Jakarta | Jurnal Asia
Pengamat perpajakan dan keuangan negara Ronny Bako mempertanyakan rencana perluasan obyek pajak untuk Pajak Penjualan Barang Mewah (PPnBM) yang dilakukan pemerintah untuk menambah penerimaan negara.

“Kebijakan ini terlalu mengada-ngada. Ini karena harga barang nantinya tidak jelas, bisa naik tiba-tiba karena pedagang memasukkan tambahan pajak ke harga jual barang. Ini bisa memberatkan industri dan menyebabkan inflasi,” katanya di Jakarta, Selasa (27/1).

Ronny menilai langkah ini sebagai ketidakmampuan pemerintah untuk menggali penerimaan pajak dari sektor yang lebih besar potensi pajaknya dan bisa menyebabkan keresahan dari para konsumen pengguna barang konsumsi ritel.

Menurut dia, pemerintah harus mengutamakan penerimaan pajak dari para Wajib Pajak besar, aksi transfer pricing, serta melakukan perbaikan administrasi restitusi pajak dan pembenahan regulasi agar optimal dalam menyumbang pendapatan.

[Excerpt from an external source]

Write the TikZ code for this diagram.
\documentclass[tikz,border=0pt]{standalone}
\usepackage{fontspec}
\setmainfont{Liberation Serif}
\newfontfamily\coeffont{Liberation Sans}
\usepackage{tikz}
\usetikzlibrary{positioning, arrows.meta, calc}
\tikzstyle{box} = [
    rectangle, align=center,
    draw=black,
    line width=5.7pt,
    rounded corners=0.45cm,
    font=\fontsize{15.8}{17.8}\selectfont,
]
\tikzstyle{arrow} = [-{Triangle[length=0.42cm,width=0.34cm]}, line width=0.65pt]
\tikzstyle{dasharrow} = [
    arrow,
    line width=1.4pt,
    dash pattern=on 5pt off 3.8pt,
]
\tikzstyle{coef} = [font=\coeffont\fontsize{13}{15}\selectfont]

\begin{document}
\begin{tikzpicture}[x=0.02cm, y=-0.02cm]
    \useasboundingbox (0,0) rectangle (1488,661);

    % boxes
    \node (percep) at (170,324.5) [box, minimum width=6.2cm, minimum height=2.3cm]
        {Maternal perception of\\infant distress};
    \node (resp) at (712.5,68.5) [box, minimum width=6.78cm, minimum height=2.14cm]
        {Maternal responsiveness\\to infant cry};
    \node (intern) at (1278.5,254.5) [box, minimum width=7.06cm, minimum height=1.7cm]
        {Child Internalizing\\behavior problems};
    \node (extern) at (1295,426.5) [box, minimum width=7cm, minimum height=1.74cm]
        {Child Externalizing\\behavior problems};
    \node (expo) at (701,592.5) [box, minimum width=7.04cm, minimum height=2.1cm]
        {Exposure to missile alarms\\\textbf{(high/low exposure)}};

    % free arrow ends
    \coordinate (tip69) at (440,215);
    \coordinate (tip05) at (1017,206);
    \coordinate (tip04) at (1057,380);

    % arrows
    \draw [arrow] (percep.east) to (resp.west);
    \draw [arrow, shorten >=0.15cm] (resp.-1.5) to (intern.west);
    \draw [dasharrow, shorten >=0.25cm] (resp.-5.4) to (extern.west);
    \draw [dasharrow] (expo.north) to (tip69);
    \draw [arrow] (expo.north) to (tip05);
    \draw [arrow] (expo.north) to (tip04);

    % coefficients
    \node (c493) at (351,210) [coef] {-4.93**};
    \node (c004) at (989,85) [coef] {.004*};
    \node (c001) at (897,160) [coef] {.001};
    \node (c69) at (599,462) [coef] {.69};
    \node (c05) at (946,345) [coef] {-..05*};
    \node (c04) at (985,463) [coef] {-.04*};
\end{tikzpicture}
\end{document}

“Sejumlah barang seperti batu akik tidak layak masuk barang mewah, karena penerimaan yang didapat, tidak sebanding dengan upayanya,” kata pengajar dari Universitas Pelita Harapan ini.
Pengamat perpajakan Gunadi mengungkapkan hal yang sama dengan Ronny Bako, karena Ditjen Pajak diyakini tidak mampu melakukan pengawasan dengan baik seiring dengan makin banyaknya jenis obyek pajak yang baru.“Itu siapa yang mau mengawasi? Semakin banyak objek pajak, semakin sulit mengawasi. Tambahannya juga tidak terlalu signifikan dibandingkan usahanya. Lebih baik mengejar potensi pajak besar yang lain di pertambangan atau lainnya,” katanya.

Menurut dia, dengan banyaknya barang mewah yang diturunkan level kemewahannya untuk dikenakan pajak, bisa mengganggu jalannya perekonomian masyarakat dan secara tidak langsung bisa menimbulkan inflasi.

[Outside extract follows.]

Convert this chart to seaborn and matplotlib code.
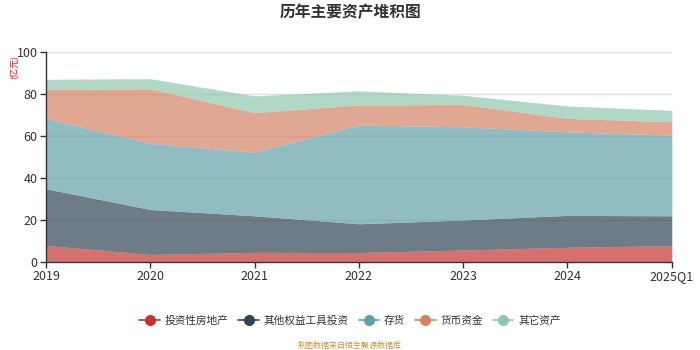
import matplotlib
matplotlib.use("Agg")
import matplotlib.pyplot as plt
from matplotlib.lines import Line2D
import seaborn as sns
import numpy as np
import pandas as pd

years = ["2019", "2020", "2021", "2022", "2023", "2024", "2025Q1"]
series_names = ["投资性房地产", "其他权益工具投资", "存货", "货币资金", "其它资产"]
invest_property = [7.9, 3.6, 4.6, 4.5, 5.7, 7.0, 7.8]
other_equity = [27.0, 21.4, 17.4, 13.7, 14.3, 15.2, 14.2]
inventory = [33.4, 31.5, 30.3, 47.0, 44.4, 39.8, 38.4]
cash = [14.0, 26.0, 18.8, 9.6, 10.6, 6.4, 6.4]
other_assets = [4.7, 4.8, 8.0, 6.7, 4.4, 5.9, 5.4]
colors = ["#c23531", "#2f4554", "#61a0a8", "#d48265", "#91c7ae"]

sns.set_theme(style="white")
plt.rcParams['font.family'] = ['Noto Sans CJK SC', 'DejaVu Sans']

df = pd.DataFrame({"year": years, series_names[0]: invest_property, series_names[1]: other_equity,
                   series_names[2]: inventory, series_names[3]: cash, series_names[4]: other_assets})

fig = plt.figure(figsize=(7, 3.5), dpi=100)
ax = fig.add_axes([0.0657, 0.2514, 0.894, 0.60])

x = np.arange(len(years))
for yv in [20, 40, 60, 80, 100]:
    ax.axhline(yv, color="#e0e0e0", lw=1, zorder=0)
ax.stackplot(x, [df[n].values for n in series_names], colors=colors, alpha=0.7, lw=0, zorder=1)

ax.set_xlim(0, len(years) - 1)
ax.set_ylim(0, 100)
ax.set_xticks(x)
ax.set_xticklabels(years, fontsize=9, color="#333333")
ax.set_yticks([0, 20, 40, 60, 80, 100])
ax.set_yticklabels(["0", "20", "40", "60", "80", "100"], fontsize=9, color="#333333")
ax.tick_params(axis="x", length=4, width=1, color="#333333", pad=2, direction="out", bottom=True)
ax.tick_params(axis="y", length=4, width=1, color="#333333", pad=2, left=True)
for s in ["top", "right"]:
    ax.spines[s].set_visible(False)
for s in ["left", "bottom"]:
    ax.spines[s].set_color("#333333")
    ax.spines[s].set_linewidth(1)

fig.text(15 / 700, 1 - 67 / 350, "(亿元)", color="red", fontsize=6.5, rotation=90, ha="center", va="center")
fig.text(0.5, 1 - 12 / 350, "历年主要资产堆积图", fontsize=11.3, fontweight="bold", color="#333333",
         ha="center", va="center")

handles = [Line2D([0], [0], color=c, marker="o", markersize=7, lw=1.2) for c in colors]
fig.legend(handles, series_names, loc="center", bbox_to_anchor=(0.5, 1 - 321 / 350), ncol=5,
           frameon=False, fontsize=7.7, handlelength=1.9, columnspacing=0.95, handletextpad=0.45,
           labelcolor="#333333")
fig.text(0.5, 1 - 345 / 350, "制图数据来自恒生聚源数据库", fontsize=5.8, color="#c8963c",
         ha="center", va="center")

fig.savefig("out.png", dpi=100)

“Justru jadi menghambat perekonomian. Kalau pertumbuhan ekonomi dihambat, bisa repot. Pajaknya juga jadi tidak maju-maju. Fungsi dari PPnBM sebagai sarana keadilan pajak juga jadi berkurang,” kata Guru Besar FE-UI ini. Gunadi memberikan solusi bahwa otoritas pajak bisa mengejar penerimaan dari pajak penghasilan Wajib Pajak Pribadi non Karyawan yang selama ini masih minim, atau hanya sekitar Rp5 triliun, padahal potensinya sangat besar.

Ia juga menyarankan pemerintah melakukan pembenahan dalam hal restitusi pajak atau pengembalian atas kelebihan bayar pajak yang saat ini masih terlalu besar, agar kebocoran penerimaan tidak terjadi terlampau banyak.

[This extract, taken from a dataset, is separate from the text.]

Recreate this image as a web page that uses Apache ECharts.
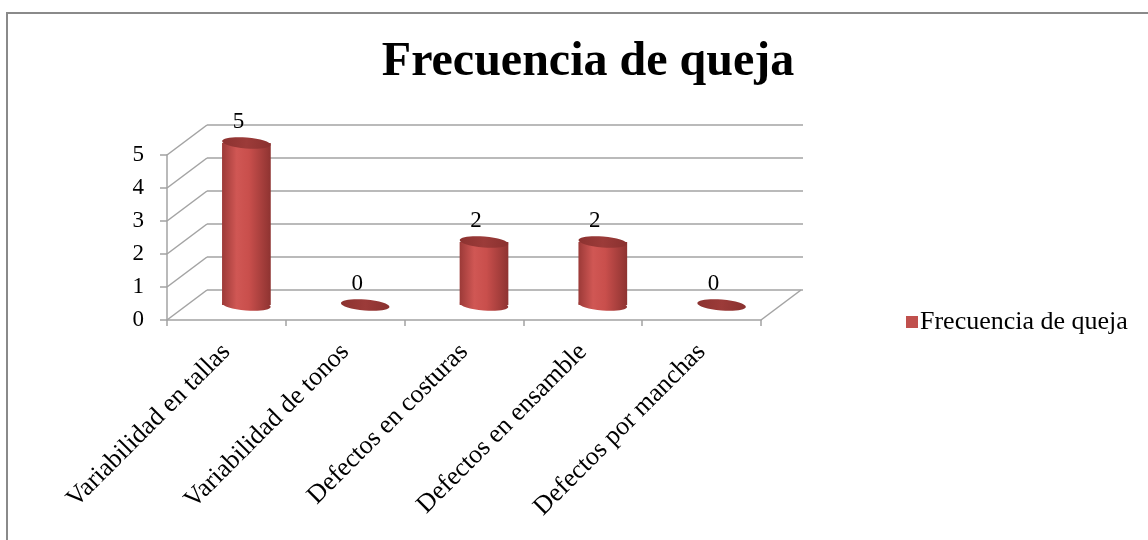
<!DOCTYPE html>
<html>
<head>
<meta charset="utf-8">
<script src="https://cdn.jsdelivr.net/npm/echarts@6/dist/echarts.min.js"></script>
<style>
html,body{margin:0;padding:0;background:#fff;}
#chart{width:1148px;height:540px;}
</style>
</head>
<body>
<div id="chart"></div>
<script>
const categories = ['Variabilidad en tallas','Variabilidad de tonos','Defectos en costuras','Defectos en ensamble','Defectos por manchas'];
const values = [5, 0, 2, 2, 0];
const yTicks = [0, 1, 2, 3, 4, 5];
const seriesName = 'Frecuencia de queja';

const DX = 40, DY = 30;           // depth offset of back wall
const FONT = '"Liberation Serif", "Times New Roman", serif';
const GRID_COLOR = '#a3a3a3';

const chart = echarts.init(document.getElementById('chart'));

function bodyGradient() {
  return new echarts.graphic.LinearGradient(0, 0, 1, 0, [
    {offset: 0, color: '#9c3a38'},
    {offset: 0.3, color: '#d05754'},
    {offset: 0.55, color: '#c94f4c'},
    {offset: 1, color: '#8e3331'}
  ]);
}

const option = {
  animation: false,
  backgroundColor: '#fff',
  title: {
    text: 'Frecuencia de queja',
    left: 583,
    textAlign: 'center',
    top: 34,
    textStyle: {fontFamily: FONT, fontWeight: 'bold', fontSize: 48, color: '#000'}
  },
  legend: {
    left: 901,
    top: 304,
    icon: 'rect',
    itemWidth: 12,
    itemHeight: 12,
    itemGap: 0,
    data: [{name: seriesName, itemStyle: {color: '#c0504d'}}],
    textStyle: {fontFamily: FONT, fontSize: 26, color: '#000', padding: [0, 0, 0, -3]}
  },
  graphic: [{
    type: 'rect', silent: true,
    shape: {x: 7, y: 13, width: 1300, height: 700},
    style: {fill: 'none', stroke: '#8a8a8a', lineWidth: 2}
  }],
  grid: {left: 167, right: 387, top: 155, bottom: 220, containLabel: false},
  xAxis: {
    type: 'category',
    data: categories,
    boundaryGap: true,
    axisLine: {show: true, lineStyle: {color: GRID_COLOR, width: 1.5}},
    axisTick: {show: true, length: 6, lineStyle: {color: GRID_COLOR, width: 1.5}},
    axisLabel: {
      rotate: 45, margin: 28, interval: 0,
      fontFamily: FONT, fontSize: 26, color: '#000'
    },
    splitLine: {show: false}
  },
  yAxis: {
    type: 'value',
    min: 0, max: 5, interval: 1,
    axisLine: {show: true, lineStyle: {color: GRID_COLOR, width: 1.5}},
    axisTick: {show: true, length: 7, lineStyle: {color: GRID_COLOR, width: 1.5}},
    axisLabel: {margin: 23, fontFamily: FONT, fontSize: 23, color: '#000', padding: [4, 0, 0, 0]},
    splitLine: {show: false}
  },
  series: [
    {
      type: 'custom',
      name: 'wall',
      silent: true,
      z: 1,
      data: yTicks.map(v => [0, v]),
      encode: {x: 0, y: 1},
      renderItem: function (params, api) {
        const cs = params.coordSys;
        const v = api.value(1);
        const y = api.coord([0, v])[1];
        const xl = cs.x, xr = cs.x + cs.width;
        const ls = {stroke: GRID_COLOR, lineWidth: 1.5};
        const children = [
          {type: 'line', shape: {x1: xl, y1: y, x2: xl + DX, y2: y - DY}, style: ls},
          {type: 'line', shape: {x1: xl + DX, y1: y - DY, x2: xr + DX + 2, y2: y - DY}, style: ls}
        ];
        if (v === 0) {
          children.push({type: 'line', shape: {x1: xr, y1: y, x2: xr + DX, y2: y - DY}, style: ls});
        }
        return {type: 'group', children: children};
      }
    },
    {
      type: 'custom',
      name: seriesName,
      z: 3,
      itemStyle: {color: '#c0504d'},
      data: values.map((v, i) => [i, v]),
      encode: {x: 0, y: 1},
      renderItem: function (params, api) {
        const idx = api.value(0), v = api.value(1);
        const base = api.coord([idx, 0]);
        const top = api.coord([idx, v]);
        const w = api.size([1, 0])[0] * 0.41;
        const cx = base[0] + DX / 2;
        const by = base[1] - DY / 2;
        const ty = top[1] - DY / 2 + (v > 0 ? 3 : 0);
        const rx = w / 2, ry = 5.5;
        const rot = -0.08;
        const children = [];
        if (v > 0) {
          children.push({
            type: 'ellipse', shape: {cx: cx, cy: by, rx: rx, ry: ry},
            rotation: rot, originX: cx, originY: by,
            style: {fill: bodyGradient()}
          });
          children.push({
            type: 'rect', shape: {x: cx - rx, y: ty, width: w, height: by - ty},
            style: {fill: bodyGradient()}
          });
        }
        children.push({
          type: 'ellipse', shape: {cx: cx, cy: ty, rx: rx, ry: ry},
          rotation: rot, originX: cx, originY: ty,
          style: {fill: new echarts.graphic.LinearGradient(0, 0, 1, 0, [
            {offset: 0, color: '#8c3230'}, {offset: 0.5, color: '#9c3b39'}, {offset: 1, color: '#8a312f'}
          ])}
        });
        children.push({
          type: 'text',
          style: {
            text: String(v), x: cx - 8, y: ty - 21,
            align: 'center', verticalAlign: 'middle',
            font: '23px ' + FONT, fill: '#000'
          }
        });
        return {type: 'group', children: children};
      }
    }
  ]
};
chart.setOption(option);
</script>
</body>
</html>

Sebelumnya, Kementerian Keuangan siap melakukan revisi sejumlah Peraturan Menteri Keuangan (PMK) dan menerbitkan aturan baru terkait pengenaan pajak untuk mendorong penerimaan negara dari sektor pajak.

Dari sejumlah revisi dan penerbitan aturan baru tersebut, pemerintah menargetkan adanya tambahan penerimaan negara senilai kurang lebih Rp27 triliun, namun hal ini masih membutuhkan kajian terlebih dahulu.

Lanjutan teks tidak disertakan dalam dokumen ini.